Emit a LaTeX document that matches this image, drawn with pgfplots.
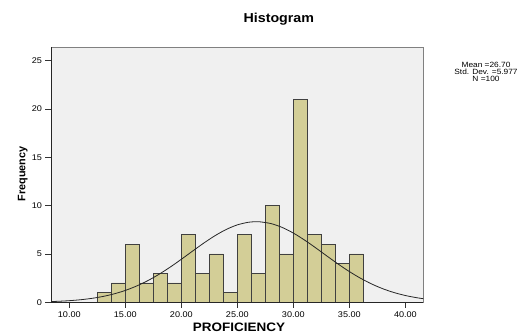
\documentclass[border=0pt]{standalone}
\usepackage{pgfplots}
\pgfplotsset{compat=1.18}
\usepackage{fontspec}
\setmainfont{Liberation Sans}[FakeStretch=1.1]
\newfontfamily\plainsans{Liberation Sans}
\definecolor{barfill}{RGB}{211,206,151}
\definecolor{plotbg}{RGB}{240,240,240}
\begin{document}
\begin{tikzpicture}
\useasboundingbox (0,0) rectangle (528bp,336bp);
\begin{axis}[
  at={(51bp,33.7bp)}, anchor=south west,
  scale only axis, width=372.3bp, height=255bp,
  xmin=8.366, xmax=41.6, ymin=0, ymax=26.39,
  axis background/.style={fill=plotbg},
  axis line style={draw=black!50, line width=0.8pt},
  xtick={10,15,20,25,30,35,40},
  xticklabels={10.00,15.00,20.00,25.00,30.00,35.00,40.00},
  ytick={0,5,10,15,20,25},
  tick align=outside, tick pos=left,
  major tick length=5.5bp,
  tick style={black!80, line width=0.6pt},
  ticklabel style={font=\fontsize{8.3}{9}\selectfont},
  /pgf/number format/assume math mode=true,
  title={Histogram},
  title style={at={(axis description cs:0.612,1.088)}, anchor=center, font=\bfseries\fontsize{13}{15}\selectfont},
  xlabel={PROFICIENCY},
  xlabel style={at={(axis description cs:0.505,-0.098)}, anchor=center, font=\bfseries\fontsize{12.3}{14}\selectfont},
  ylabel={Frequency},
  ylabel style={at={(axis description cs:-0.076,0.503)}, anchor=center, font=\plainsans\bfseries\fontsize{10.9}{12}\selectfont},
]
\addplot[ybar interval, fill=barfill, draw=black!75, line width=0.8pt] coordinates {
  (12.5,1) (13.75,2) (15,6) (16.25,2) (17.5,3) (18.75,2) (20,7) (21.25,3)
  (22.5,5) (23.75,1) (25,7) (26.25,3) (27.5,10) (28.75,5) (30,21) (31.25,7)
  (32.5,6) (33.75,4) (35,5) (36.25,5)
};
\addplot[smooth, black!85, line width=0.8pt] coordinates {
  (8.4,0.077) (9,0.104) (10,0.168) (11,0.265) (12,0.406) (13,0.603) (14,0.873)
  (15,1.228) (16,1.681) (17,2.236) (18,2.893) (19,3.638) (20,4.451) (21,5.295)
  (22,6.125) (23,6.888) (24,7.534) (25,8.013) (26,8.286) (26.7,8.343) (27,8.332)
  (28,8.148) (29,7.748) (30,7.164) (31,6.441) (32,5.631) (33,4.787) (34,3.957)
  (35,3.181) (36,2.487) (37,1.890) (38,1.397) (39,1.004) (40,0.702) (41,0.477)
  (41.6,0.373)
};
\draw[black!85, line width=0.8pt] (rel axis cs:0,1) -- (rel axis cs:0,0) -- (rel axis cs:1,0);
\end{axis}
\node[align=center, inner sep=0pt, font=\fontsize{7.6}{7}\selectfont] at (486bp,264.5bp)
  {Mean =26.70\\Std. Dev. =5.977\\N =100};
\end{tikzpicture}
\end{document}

━━━━━━━━━━━━━━━━━━━━━━━━━━━━━━

**EXERCISE:** Drop the images and repeat the data exactly.

**CORRECT RESULT:**
Emit a LaTeX document that matches this image, drawn with pgfplots.
\documentclass[border=0pt]{standalone}
\usepackage{pgfplots}
\pgfplotsset{compat=1.18}
\usepackage{fontspec}
\setmainfont{Liberation Sans}[FakeStretch=1.1]
\newfontfamily\plainsans{Liberation Sans}
\definecolor{barfill}{RGB}{211,206,151}
\definecolor{plotbg}{RGB}{240,240,240}
\begin{document}
\begin{tikzpicture}
\useasboundingbox (0,0) rectangle (528bp,336bp);
\begin{axis}[
  at={(51bp,33.7bp)}, anchor=south west,
  scale only axis, width=372.3bp, height=255bp,
  xmin=8.366, xmax=41.6, ymin=0, ymax=26.39,
  axis background/.style={fill=plotbg},
  axis line style={draw=black!50, line width=0.8pt},
  xtick={10,15,20,25,30,35,40},
  xticklabels={10.00,15.00,20.00,25.00,30.00,35.00,40.00},
  ytick={0,5,10,15,20,25},
  tick align=outside, tick pos=left,
  major tick length=5.5bp,
  tick style={black!80, line width=0.6pt},
  ticklabel style={font=\fontsize{8.3}{9}\selectfont},
  /pgf/number format/assume math mode=true,
  title={Histogram},
  title style={at={(axis description cs:0.612,1.088)}, anchor=center, font=\bfseries\fontsize{13}{15}\selectfont},
  xlabel={PROFICIENCY},
  xlabel style={at={(axis description cs:0.505,-0.098)}, anchor=center, font=\bfseries\fontsize{12.3}{14}\selectfont},
  ylabel={Frequency},
  ylabel style={at={(axis description cs:-0.076,0.503)}, anchor=center, font=\plainsans\bfseries\fontsize{10.9}{12}\selectfont},
]
\addplot[ybar interval, fill=barfill, draw=black!75, line width=0.8pt] coordinates {
  (12.5,1) (13.75,2) (15,6) (16.25,2) (17.5,3) (18.75,2) (20,7) (21.25,3)
  (22.5,5) (23.75,1) (25,7) (26.25,3) (27.5,10) (28.75,5) (30,21) (31.25,7)
  (32.5,6) (33.75,4) (35,5) (36.25,5)
};
\addplot[smooth, black!85, line width=0.8pt] coordinates {
  (8.4,0.077) (9,0.104) (10,0.168) (11,0.265) (12,0.406) (13,0.603) (14,0.873)
  (15,1.228) (16,1.681) (17,2.236) (18,2.893) (19,3.638) (20,4.451) (21,5.295)
  (22,6.125) (23,6.888) (24,7.534) (25,8.013) (26,8.286) (26.7,8.343) (27,8.332)
  (28,8.148) (29,7.748) (30,7.164) (31,6.441) (32,5.631) (33,4.787) (34,3.957)
  (35,3.181) (36,2.487) (37,1.890) (38,1.397) (39,1.004) (40,0.702) (41,0.477)
  (41.6,0.373)
};
\draw[black!85, line width=0.8pt] (rel axis cs:0,1) -- (rel axis cs:0,0) -- (rel axis cs:1,0);
\end{axis}
\node[align=center, inner sep=0pt, font=\fontsize{7.6}{7}\selectfont] at (486bp,264.5bp)
  {Mean =26.70\\Std. Dev. =5.977\\N =100};
\end{tikzpicture}
\end{document}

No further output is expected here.